Thomson Reuters has released a Checkpoint report that provides guidance on a new Financial Accounting Standards Board (FASB) accounting standard related to the preparation of financial statements for nonprofit organizations. It discusses some of the most significant changes to the existing financial reporting framework as well as the important implementation issues.
Accounting Standards Update (ASU) 2016-14 was issued in 2016 and will become effective for annual financial statements issued for fiscal years beginning after December 15, 2017. It represents the first outcome of a two phase project which the FASB initiated to reexamine the current standards, which have existed for more than two decades.
The report addresses the reduction of net asset classes from three to two (soon to be: “net assets with donor restrictions” and “net assets without donor restrictions”), while noting the need to still distinguish between the types of restrictions donors place on their gifts. On a related topic, the deficit of a donor-restricted endowment fund previously reported in unrestricted net assets will need to be reclassified and reported as net assets with donor restrictions, which in turn will introduce additional requirements.

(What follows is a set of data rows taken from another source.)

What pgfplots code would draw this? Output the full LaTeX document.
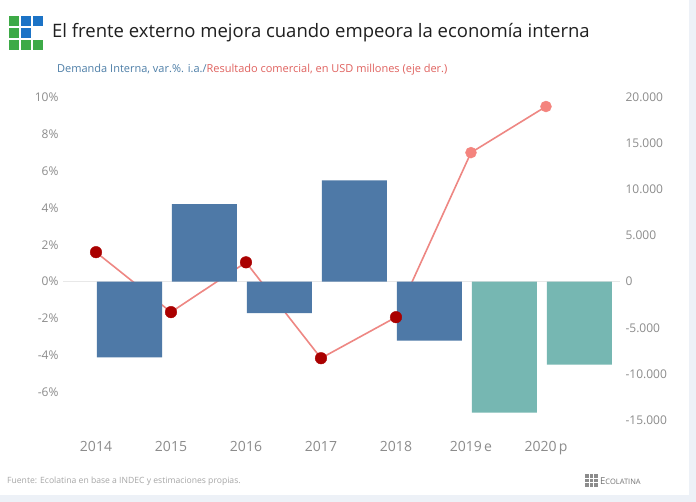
\documentclass[border=0pt]{standalone}
\usepackage{fontspec}
\setmainfont{Open Sans}
\usepackage{pgfplots}
\pgfplotsset{compat=1.18}
\definecolor{barblue}{HTML}{4E79A7}
\definecolor{barteal}{HTML}{76B7B2}
\definecolor{linered}{HTML}{EE8783}
\definecolor{darkred}{HTML}{AA0000}
\definecolor{lightred}{HTML}{F4847E}
\definecolor{ticktxt}{HTML}{8C8C8C}
\definecolor{subblue}{HTML}{4E7FA8}
\definecolor{subred}{HTML}{E0625F}
\definecolor{logogreen}{HTML}{3DAA47}
\definecolor{logoblue}{HTML}{1C73C6}
\definecolor{framebg}{HTML}{EDF1F7}
\definecolor{zeroline}{HTML}{E8E8E8}

\pgfplotsset{common/.style={
  at={(63pt,82pt)}, anchor=south west,
  width=557pt, height=322.7pt, scale only axis,
  xmin=-0.44, xmax=6.987, clip=false,
  axis line style={draw=none}, tick style={draw=none}, major tick length=0pt,
  scaled y ticks=false,
  /pgf/number format/assume math mode=true,
  ticklabel style={text=ticktxt}
}}

\begin{document}
\begin{tikzpicture}[x=1pt,y=1pt]
\fill[framebg] (0,0) rectangle (696,502);
\fill[white] (0,7) rectangle (689,502);
\useasboundingbox (0,0) rectangle (696,502);
% logo
\fill[logogreen] (9,476) rectangle (19,486);
\fill[logoblue]  (21,476) rectangle (31,486);
\fill[logoblue]  (33,476) rectangle (43,486);
\fill[logogreen] (9,464) rectangle (19,474);
\fill[logoblue]  (21,464) rectangle (31,474);
\fill[logogreen] (9,452) rectangle (19,462);
\fill[logogreen] (21,452) rectangle (31,462);
\fill[logogreen] (33,452) rectangle (43,462);
\node[anchor=west, inner sep=0pt, font=\fontsize{18.5}{22}\selectfont, text=black!88] at (52,469) {El frente externo mejora cuando empeora la economía interna};
\node[anchor=west, inner sep=0pt, font=\fontsize{11}{13}\selectfont] at (57,432) {\textcolor{subblue}{Demanda Interna, var.\%. i.a./}\textcolor{subred}{Resultado comercial, en USD millones (eje der.)}};
% footer
\node[anchor=west, inner sep=0pt, font=\fontsize{8.6}{10}\selectfont, text=black!35] at (7,21) {Fuente: Ecolatina en base a INDEC y estimaciones propias.};
\foreach \i in {0,1,2} \foreach \j in {0,1,2} {
  \fill[black!45] (585+\i*4.5,15+\j*4.5) rectangle (588.8+\i*4.5,18.8+\j*4.5);
}
\node[anchor=west, inner sep=0pt, text=black!55] at (600,21) {\fontsize{9.5}{10}\selectfont E\fontsize{7.5}{10}\selectfont COLATINA};

% line (behind bars)
\begin{axis}[common, ymin=-15000, ymax=20000,
  xtick=\empty, ytick=\empty,
  extra y ticks={0}, extra y tick labels={},
  extra y tick style={grid=major, major grid style={draw=zeroline, line width=0.8pt}}]
\addplot[linered, line width=1.6pt, no marks] coordinates {
  (0,3200) (1,-3300) (2,2100) (3,-8300) (4,-3850) (5,14000) (6,19000)};
\end{axis}

% bars, left axis
\begin{axis}[common, ymin=-7.5, ymax=10,
  ytick={-6,-4,-2,0,2,4,6,8,10},
  yticklabel={\pgfmathprintnumber{\tick}\%},
  yticklabel style={font=\fontsize{12}{14}\selectfont, anchor=east, xshift=-1pt},
  xtick={0,1,2,3,4,5,6},
  xticklabels={2014,2015,2016,2017,2018,{2019\,e},{2020\,p}},
  xticklabel style={font=\fontsize{14}{16}\selectfont, anchor=base, yshift=-32pt}]
\addplot[ybar, bar width=65pt, bar shift=33.5pt, fill=barblue, draw=none] coordinates {
  (0,-4.1) (1,4.2) (2,-1.7) (3,5.5) (4,-3.2)};
\addplot[ybar, bar width=65pt, bar shift=33.5pt, fill=barteal, draw=none] coordinates {
  (5,-7.1) (6,-4.5)};
\end{axis}

% markers, right axis
\begin{axis}[common, ymin=-15000, ymax=20000,
  xtick=\empty,
  ytick={-15000,-10000,-5000,0,5000,10000,15000,20000},
  yticklabel pos=right,
  /pgf/number format/.cd, 1000 sep={.}, /pgfplots/.cd,
  yticklabel style={font=\fontsize{12}{14}\selectfont, anchor=west, xshift=2pt}]
\addplot[only marks, mark=*, mark size=5.8pt, darkred] coordinates {
  (0,3200) (1,-3300) (2,2100) (3,-8300) (4,-3850)};
\addplot[only marks, mark=*, mark size=5.5pt, lightred] coordinates {
  (5,14000) (6,19000)};
\end{axis}
\end{tikzpicture}
\end{document}
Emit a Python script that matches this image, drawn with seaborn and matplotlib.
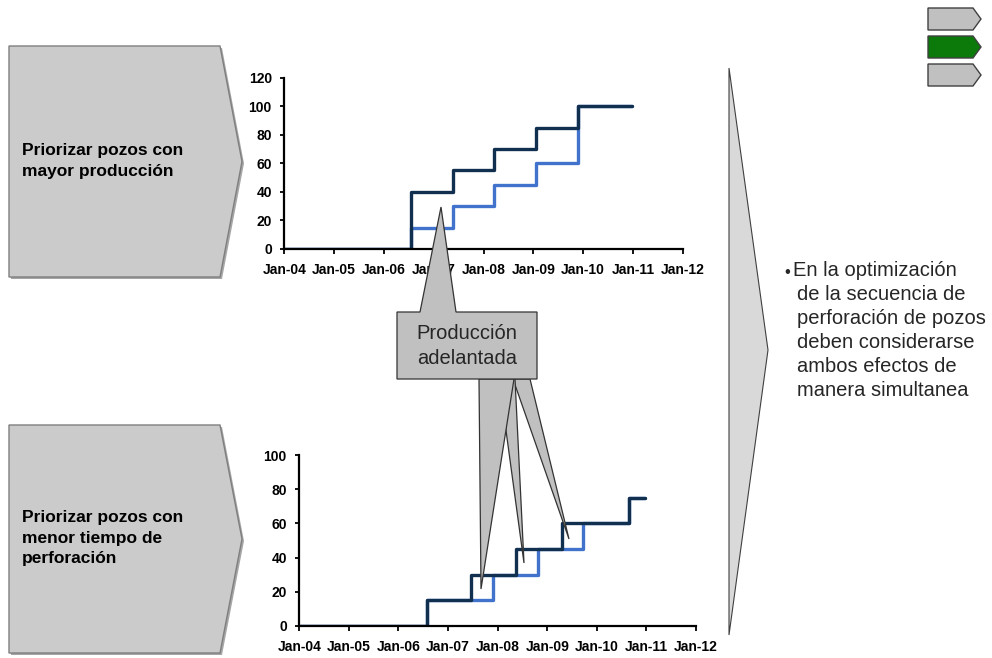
import matplotlib
matplotlib.use("Agg")
import matplotlib.pyplot as plt
import seaborn as sns
import pandas as pd
from matplotlib.patches import Polygon

sns.set_theme(style="white")
plt.rcParams['font.family'] = ['Liberation Sans', 'DejaVu Sans']

# Ticks of both charts (one per January)
tick_years = [2004, 2005, 2006, 2007, 2008, 2009, 2010, 2011, 2012]
tick_labels = ['Jan-04', 'Jan-05', 'Jan-06', 'Jan-07', 'Jan-08',
               'Jan-09', 'Jan-10', 'Jan-11', 'Jan-12']

# Top chart: wells with greater production first (step dates as decimal years)
top_x = [2004.0, 2006.54, 2007.38, 2008.22, 2009.05, 2009.90, 2010.98]
top_dark = [0, 40, 55, 70, 85, 100, 100]
top_blue = [0, 15, 30, 45, 60, 100, 100]

# Bottom chart: wells with shorter drilling time first
bot_dark_x = [2004.0, 2006.57, 2007.46, 2008.38, 2009.30, 2010.65, 2010.97]
bot_dark = [0, 15, 30, 45, 60, 75, 75]
bot_blue_x = [2004.0, 2006.57, 2007.90, 2008.81, 2009.73, 2010.65, 2010.97]
bot_blue = [0, 15, 30, 45, 60, 75, 75]

DARK = '#11304f'
BLUE = '#4172cc'
tick_font = ['Liberation Sans Narrow', 'Liberation Sans', 'DejaVu Sans']

fig = plt.figure(figsize=(9.92, 6.58), dpi=100)

# background layer in pixel coordinates for the shapes
bg = fig.add_axes([0, 0, 1, 1])
bg.set_xlim(0, 992)
bg.set_ylim(658, 0)
bg.axis('off')


def pentagon(ax, x0, x1, xp, y0, y1, face, edge='#7f7f7f', shadow=True):
    ym = (y0 + y1) / 2
    pts = [(x0, y0), (x1, y0), (xp, ym), (x1, y1), (x0, y1)]
    if shadow:
        sh = [(x + 2, y + 2) for x, y in pts]
        ax.add_patch(Polygon(sh, closed=True, facecolor='#a6a6a6', edgecolor='none'))
    ax.add_patch(Polygon(pts, closed=True, facecolor=face, edgecolor=edge, lw=1))


# left boxes
pentagon(bg, 9, 220, 242, 46, 277, '#cbcbcb')
bg.text(22, 161, 'Priorizar pozos con\nmayor producción', fontsize=12.5,
        fontweight='bold', color='black', va='center', ha='left', linespacing=1.45)
pentagon(bg, 9, 220, 242, 425, 653, '#cbcbcb')
bg.text(22, 538, 'Priorizar pozos con\nmenor tiempo de\nperforación', fontsize=12.5,
        fontweight='bold', color='black', va='center', ha='left', linespacing=1.45)

# big right chevron
bg.add_patch(Polygon([(729, 68), (768, 350), (729, 635)], closed=True,
                     facecolor='#d9d9d9', edgecolor='#404040', lw=0.8))

# small navigation arrows top right
pentagon(bg, 928, 973, 981, 8, 30, '#c0c0c0', edge='#404040', shadow=False)
pentagon(bg, 928, 973, 981, 36, 58, '#0b7a0b', edge='#404040', shadow=False)
pentagon(bg, 928, 973, 981, 64, 86, '#c0c0c0', edge='#404040', shadow=False)

# bullet text
lines = ['En la optimización', 'de la secuencia de', 'perforación de pozos',
         'deben considerarse', 'ambos efectos de', 'manera simultanea']
bg.text(784, 272, '•', fontsize=12, color='#262626', va='center', ha='left')
for i, line in enumerate(lines):
    bg.text(793 if i == 0 else 797, 270 + 24 * i, line, fontsize=14.5,
            color='#262626', va='center', ha='left')


def step_chart(rect, xs_dark, ys_dark, xs_blue, ys_blue, ymax):
    ax = fig.add_axes(rect)
    ax.patch.set_alpha(0)
    sns.lineplot(x=xs_blue, y=ys_blue, drawstyle='steps-post', color=BLUE,
                 lw=2.4, ax=ax, estimator=None)
    sns.lineplot(x=xs_dark, y=ys_dark, drawstyle='steps-post', color=DARK,
                 lw=2.4, ax=ax, estimator=None)
    ax.set_xlim(2004, 2012)
    ax.set_ylim(0, ymax)
    ax.set_xticks(tick_years)
    ax.set_xticklabels(tick_labels)
    ax.set_yticks(range(0, ymax + 1, 20))
    sns.despine(ax=ax)
    for s in ['left', 'bottom']:
        ax.spines[s].set_color('black')
        ax.spines[s].set_linewidth(1.6)
    ax.tick_params(axis='x', direction='out', length=3.6, width=1.3,
                   color='black', pad=6.5, bottom=True)
    ax.tick_params(axis='y', direction='out', length=2.7, width=1.3,
                   color='black', pad=6.3, left=True)
    for lab in ax.get_xticklabels() + ax.get_yticklabels():
        lab.set_fontfamily(tick_font)
        lab.set_fontweight('bold')
        lab.set_fontsize(10)
        lab.set_color('black')
    ax.set_xlabel('')
    ax.set_ylabel('')
    ax.grid(False)
    return ax


step_chart([284.3 / 992, 1 - 249 / 658, 398.4 / 992, 171.3 / 658],
           top_x, top_dark, top_x, top_blue, 120)
step_chart([299.3 / 992, 1 - 625.7 / 658, 396.7 / 992, 170.4 / 658],
           bot_dark_x, bot_dark, bot_blue_x, bot_blue, 100)

# callout overlay
ov = fig.add_axes([0, 0, 1, 1], zorder=10)
ov.set_xlim(0, 992)
ov.set_ylim(658, 0)
ov.axis('off')
ov.patch.set_alpha(0)
call_face = '#c0c0c0'
call_edge = '#333333'
ov.add_patch(Polygon([(513, 379), (530, 379), (569, 539)], closed=True,
                     facecolor=call_face, edgecolor=call_edge, lw=0.9))
ov.add_patch(Polygon([(499, 379), (515, 379), (524, 563)], closed=True,
                     facecolor=call_face, edgecolor=call_edge, lw=0.9))
ov.add_patch(Polygon([(479, 379), (514, 379), (481, 589)], closed=True,
                     facecolor=call_face, edgecolor=call_edge, lw=0.9))
ov.add_patch(Polygon([(397, 312), (420, 312), (441, 207), (456, 312), (537, 312),
                      (537, 379), (397, 379)], closed=True,
                     facecolor=call_face, edgecolor=call_edge, lw=0.9))
ov.text(467, 346, 'Producción\nadelantada', fontsize=14.5, color='#262626',
        ha='center', va='center', linespacing=1.45)

fig.savefig('out.png', dpi=100)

Regarding liquidity and availability of resources, the report discusses the need for additional disclosures, including qualitative and quantitative information about the availability of resources to meet cash needs for general expenditures within the next year. It covers additional changes, including an expansion of the requirement to report expenses by both functional and natural classifications; a push toward the direct method of reporting cash flows; and a new requirement to net investment expenses against investment return.

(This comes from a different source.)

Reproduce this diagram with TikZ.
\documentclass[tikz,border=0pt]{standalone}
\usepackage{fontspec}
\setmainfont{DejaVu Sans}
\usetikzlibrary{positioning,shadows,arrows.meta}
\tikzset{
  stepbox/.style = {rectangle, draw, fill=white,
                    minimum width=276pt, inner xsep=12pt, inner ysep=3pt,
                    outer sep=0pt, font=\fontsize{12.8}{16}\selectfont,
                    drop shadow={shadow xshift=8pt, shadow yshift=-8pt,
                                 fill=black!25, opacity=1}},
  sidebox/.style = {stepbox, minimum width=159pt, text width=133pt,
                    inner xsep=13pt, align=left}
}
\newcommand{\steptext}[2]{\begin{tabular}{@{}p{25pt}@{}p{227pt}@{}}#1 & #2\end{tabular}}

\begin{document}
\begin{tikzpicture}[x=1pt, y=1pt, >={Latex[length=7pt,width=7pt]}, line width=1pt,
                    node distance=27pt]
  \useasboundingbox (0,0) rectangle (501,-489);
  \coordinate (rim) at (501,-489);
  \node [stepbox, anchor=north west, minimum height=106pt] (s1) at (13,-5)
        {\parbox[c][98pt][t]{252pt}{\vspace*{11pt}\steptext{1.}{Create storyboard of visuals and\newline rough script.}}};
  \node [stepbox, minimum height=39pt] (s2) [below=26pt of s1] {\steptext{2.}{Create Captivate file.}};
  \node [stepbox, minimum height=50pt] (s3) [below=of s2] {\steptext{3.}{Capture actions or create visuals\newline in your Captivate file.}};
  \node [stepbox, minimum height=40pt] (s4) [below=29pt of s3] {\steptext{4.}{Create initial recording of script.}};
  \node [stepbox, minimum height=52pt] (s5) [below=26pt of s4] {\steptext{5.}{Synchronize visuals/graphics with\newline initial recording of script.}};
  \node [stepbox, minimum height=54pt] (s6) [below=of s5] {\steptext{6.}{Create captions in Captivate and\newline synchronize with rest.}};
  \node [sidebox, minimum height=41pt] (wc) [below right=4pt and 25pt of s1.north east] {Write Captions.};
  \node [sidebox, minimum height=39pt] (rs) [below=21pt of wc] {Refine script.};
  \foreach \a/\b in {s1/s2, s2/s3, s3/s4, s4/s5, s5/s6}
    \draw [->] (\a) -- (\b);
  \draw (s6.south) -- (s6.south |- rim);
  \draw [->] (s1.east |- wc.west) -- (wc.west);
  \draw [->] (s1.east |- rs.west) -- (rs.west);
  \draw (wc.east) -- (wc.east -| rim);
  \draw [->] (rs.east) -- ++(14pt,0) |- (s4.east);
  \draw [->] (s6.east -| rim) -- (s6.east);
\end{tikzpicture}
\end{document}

“The new FASB accounting standard will introduce meaningful changes to the way nonprofit organizations prepare their financial statements,” said Scott Spradling CPA, vice president, Audit and Accounting Segment with the Tax Professionals business of Thomson Reuters. “This report delves into some of the major changes and provides valuable context to help these organizations and the practitioners who support them prepare for the upcoming transition.”
The report also discusses flexibility in reporting options during the transition period and advises on preparations that organizations should soon undertake to ensure a smooth transition. It further advises auditors to be mindful of the point at which their consultation may cross into the realm of nonattest services.